*TASK GOAL*
Pictures stay out. Extract the lines below from the first one through the line with "[decision, minimum height", both included.

── PROVIDED DATA

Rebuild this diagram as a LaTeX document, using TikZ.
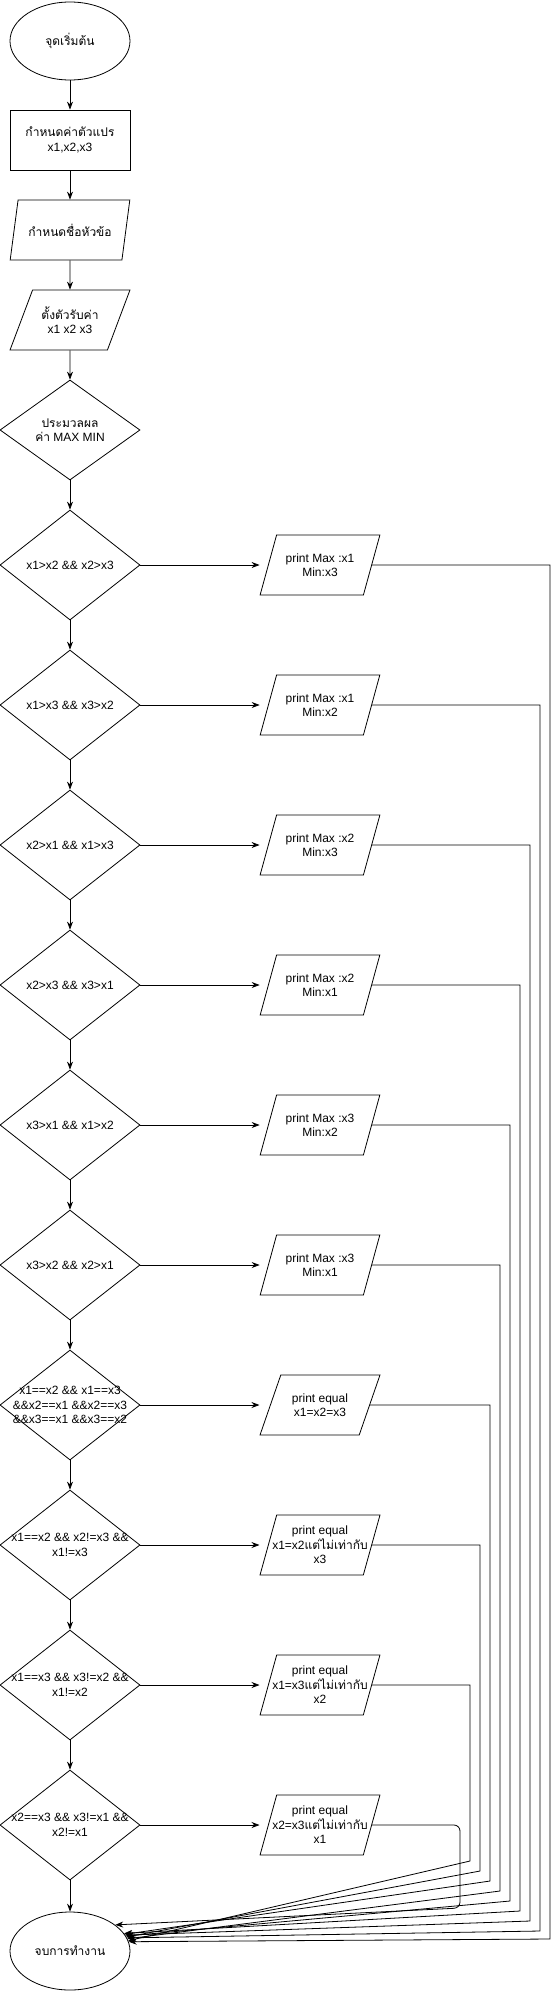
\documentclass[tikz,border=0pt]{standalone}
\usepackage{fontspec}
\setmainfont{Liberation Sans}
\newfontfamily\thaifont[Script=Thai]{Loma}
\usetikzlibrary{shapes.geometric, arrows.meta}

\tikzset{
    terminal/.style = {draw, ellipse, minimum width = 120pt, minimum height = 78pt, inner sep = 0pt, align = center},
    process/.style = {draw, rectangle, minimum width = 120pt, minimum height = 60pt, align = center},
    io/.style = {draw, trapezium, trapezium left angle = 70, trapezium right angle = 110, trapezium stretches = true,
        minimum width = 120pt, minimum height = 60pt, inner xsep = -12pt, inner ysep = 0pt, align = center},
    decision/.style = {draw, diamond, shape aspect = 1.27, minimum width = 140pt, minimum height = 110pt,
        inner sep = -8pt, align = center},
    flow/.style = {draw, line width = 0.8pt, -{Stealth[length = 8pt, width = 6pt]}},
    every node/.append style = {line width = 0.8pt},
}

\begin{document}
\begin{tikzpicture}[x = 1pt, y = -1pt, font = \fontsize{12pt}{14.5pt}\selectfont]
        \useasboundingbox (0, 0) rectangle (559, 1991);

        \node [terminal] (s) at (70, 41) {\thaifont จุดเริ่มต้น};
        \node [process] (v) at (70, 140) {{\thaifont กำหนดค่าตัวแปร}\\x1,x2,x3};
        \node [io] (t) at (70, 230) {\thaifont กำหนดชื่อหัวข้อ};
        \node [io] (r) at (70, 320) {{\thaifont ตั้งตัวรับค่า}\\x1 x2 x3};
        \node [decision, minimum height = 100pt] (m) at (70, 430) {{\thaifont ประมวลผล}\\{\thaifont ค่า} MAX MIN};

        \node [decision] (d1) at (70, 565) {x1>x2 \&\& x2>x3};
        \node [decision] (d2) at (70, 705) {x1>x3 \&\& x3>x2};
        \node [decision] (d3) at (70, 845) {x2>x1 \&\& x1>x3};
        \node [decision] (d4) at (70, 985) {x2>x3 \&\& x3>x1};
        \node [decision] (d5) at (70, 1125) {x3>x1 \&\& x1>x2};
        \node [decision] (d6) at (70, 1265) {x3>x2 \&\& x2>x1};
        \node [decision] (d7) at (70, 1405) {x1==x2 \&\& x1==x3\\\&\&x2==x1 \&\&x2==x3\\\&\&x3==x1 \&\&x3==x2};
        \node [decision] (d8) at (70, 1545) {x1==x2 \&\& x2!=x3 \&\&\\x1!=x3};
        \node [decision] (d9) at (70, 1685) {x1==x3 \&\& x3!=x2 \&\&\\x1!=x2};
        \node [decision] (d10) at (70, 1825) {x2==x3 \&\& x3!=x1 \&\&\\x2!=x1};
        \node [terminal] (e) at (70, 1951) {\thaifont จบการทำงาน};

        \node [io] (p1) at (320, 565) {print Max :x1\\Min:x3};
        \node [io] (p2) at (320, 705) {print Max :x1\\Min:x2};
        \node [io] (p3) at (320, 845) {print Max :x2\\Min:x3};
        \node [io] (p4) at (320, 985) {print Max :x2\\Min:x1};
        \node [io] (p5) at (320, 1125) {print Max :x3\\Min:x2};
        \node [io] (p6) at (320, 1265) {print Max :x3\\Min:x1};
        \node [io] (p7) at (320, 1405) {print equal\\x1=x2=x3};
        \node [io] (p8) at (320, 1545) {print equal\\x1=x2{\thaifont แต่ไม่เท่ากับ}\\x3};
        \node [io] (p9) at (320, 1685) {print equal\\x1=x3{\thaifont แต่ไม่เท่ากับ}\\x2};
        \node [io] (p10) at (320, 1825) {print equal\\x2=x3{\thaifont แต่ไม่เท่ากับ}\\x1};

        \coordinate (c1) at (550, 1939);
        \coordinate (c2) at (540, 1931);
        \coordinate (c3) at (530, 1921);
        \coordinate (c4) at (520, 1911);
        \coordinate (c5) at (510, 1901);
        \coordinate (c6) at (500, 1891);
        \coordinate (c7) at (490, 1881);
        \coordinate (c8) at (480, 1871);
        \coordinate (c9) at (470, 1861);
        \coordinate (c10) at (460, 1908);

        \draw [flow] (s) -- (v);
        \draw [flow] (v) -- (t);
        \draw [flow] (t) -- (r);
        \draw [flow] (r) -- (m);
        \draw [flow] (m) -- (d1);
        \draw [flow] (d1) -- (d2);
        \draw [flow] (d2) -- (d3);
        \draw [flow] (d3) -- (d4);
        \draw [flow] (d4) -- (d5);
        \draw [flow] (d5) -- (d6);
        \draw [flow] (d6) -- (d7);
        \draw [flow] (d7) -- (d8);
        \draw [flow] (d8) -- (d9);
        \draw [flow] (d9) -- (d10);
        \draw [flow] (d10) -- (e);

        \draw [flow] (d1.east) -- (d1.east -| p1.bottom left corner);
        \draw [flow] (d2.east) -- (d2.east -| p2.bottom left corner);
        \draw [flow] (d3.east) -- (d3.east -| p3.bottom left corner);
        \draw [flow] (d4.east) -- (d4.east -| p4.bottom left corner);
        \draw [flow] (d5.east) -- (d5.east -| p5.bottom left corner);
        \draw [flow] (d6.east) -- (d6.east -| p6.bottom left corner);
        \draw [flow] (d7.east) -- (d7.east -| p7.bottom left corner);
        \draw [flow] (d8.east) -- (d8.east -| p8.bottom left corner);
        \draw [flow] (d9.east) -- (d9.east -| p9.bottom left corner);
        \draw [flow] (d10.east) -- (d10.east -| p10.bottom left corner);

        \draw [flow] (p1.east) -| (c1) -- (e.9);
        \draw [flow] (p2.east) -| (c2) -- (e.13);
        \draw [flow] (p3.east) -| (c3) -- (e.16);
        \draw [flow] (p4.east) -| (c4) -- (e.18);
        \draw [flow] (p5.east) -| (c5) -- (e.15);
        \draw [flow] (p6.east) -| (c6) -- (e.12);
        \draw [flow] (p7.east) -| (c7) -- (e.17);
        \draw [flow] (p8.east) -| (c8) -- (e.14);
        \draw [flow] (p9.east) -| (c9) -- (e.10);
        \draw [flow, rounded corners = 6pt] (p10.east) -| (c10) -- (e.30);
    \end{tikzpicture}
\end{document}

────

*ANSWER*
Rebuild this diagram as a LaTeX document, using TikZ.
\documentclass[tikz,border=0pt]{standalone}
\usepackage{fontspec}
\setmainfont{Liberation Sans}
\newfontfamily\thaifont[Script=Thai]{Loma}
\usetikzlibrary{shapes.geometric, arrows.meta}

\tikzset{
    terminal/.style = {draw, ellipse, minimum width = 120pt, minimum height = 78pt, inner sep = 0pt, align = center},
    process/.style = {draw, rectangle, minimum width = 120pt, minimum height = 60pt, align = center},
    io/.style = {draw, trapezium, trapezium left angle = 70, trapezium right angle = 110, trapezium stretches = true,
        minimum width = 120pt, minimum height = 60pt, inner xsep = -12pt, inner ysep = 0pt, align = center},
    decision/.style = {draw, diamond, shape aspect = 1.27, minimum width = 140pt, minimum height = 110pt,
        inner sep = -8pt, align = center},
    flow/.style = {draw, line width = 0.8pt, -{Stealth[length = 8pt, width = 6pt]}},
    every node/.append style = {line width = 0.8pt},
}

\begin{document}
\begin{tikzpicture}[x = 1pt, y = -1pt, font = \fontsize{12pt}{14.5pt}\selectfont]
        \useasboundingbox (0, 0) rectangle (559, 1991);

        \node [terminal] (s) at (70, 41) {\thaifont จุดเริ่มต้น};
        \node [process] (v) at (70, 140) {{\thaifont กำหนดค่าตัวแปร}\\x1,x2,x3};
        \node [io] (t) at (70, 230) {\thaifont กำหนดชื่อหัวข้อ};
        \node [io] (r) at (70, 320) {{\thaifont ตั้งตัวรับค่า}\\x1 x2 x3};
        \node [decision, minimum height = 100pt] (m) at (70, 430) {{\thaifont ประมวลผล}\\{\thaifont ค่า} MAX MIN};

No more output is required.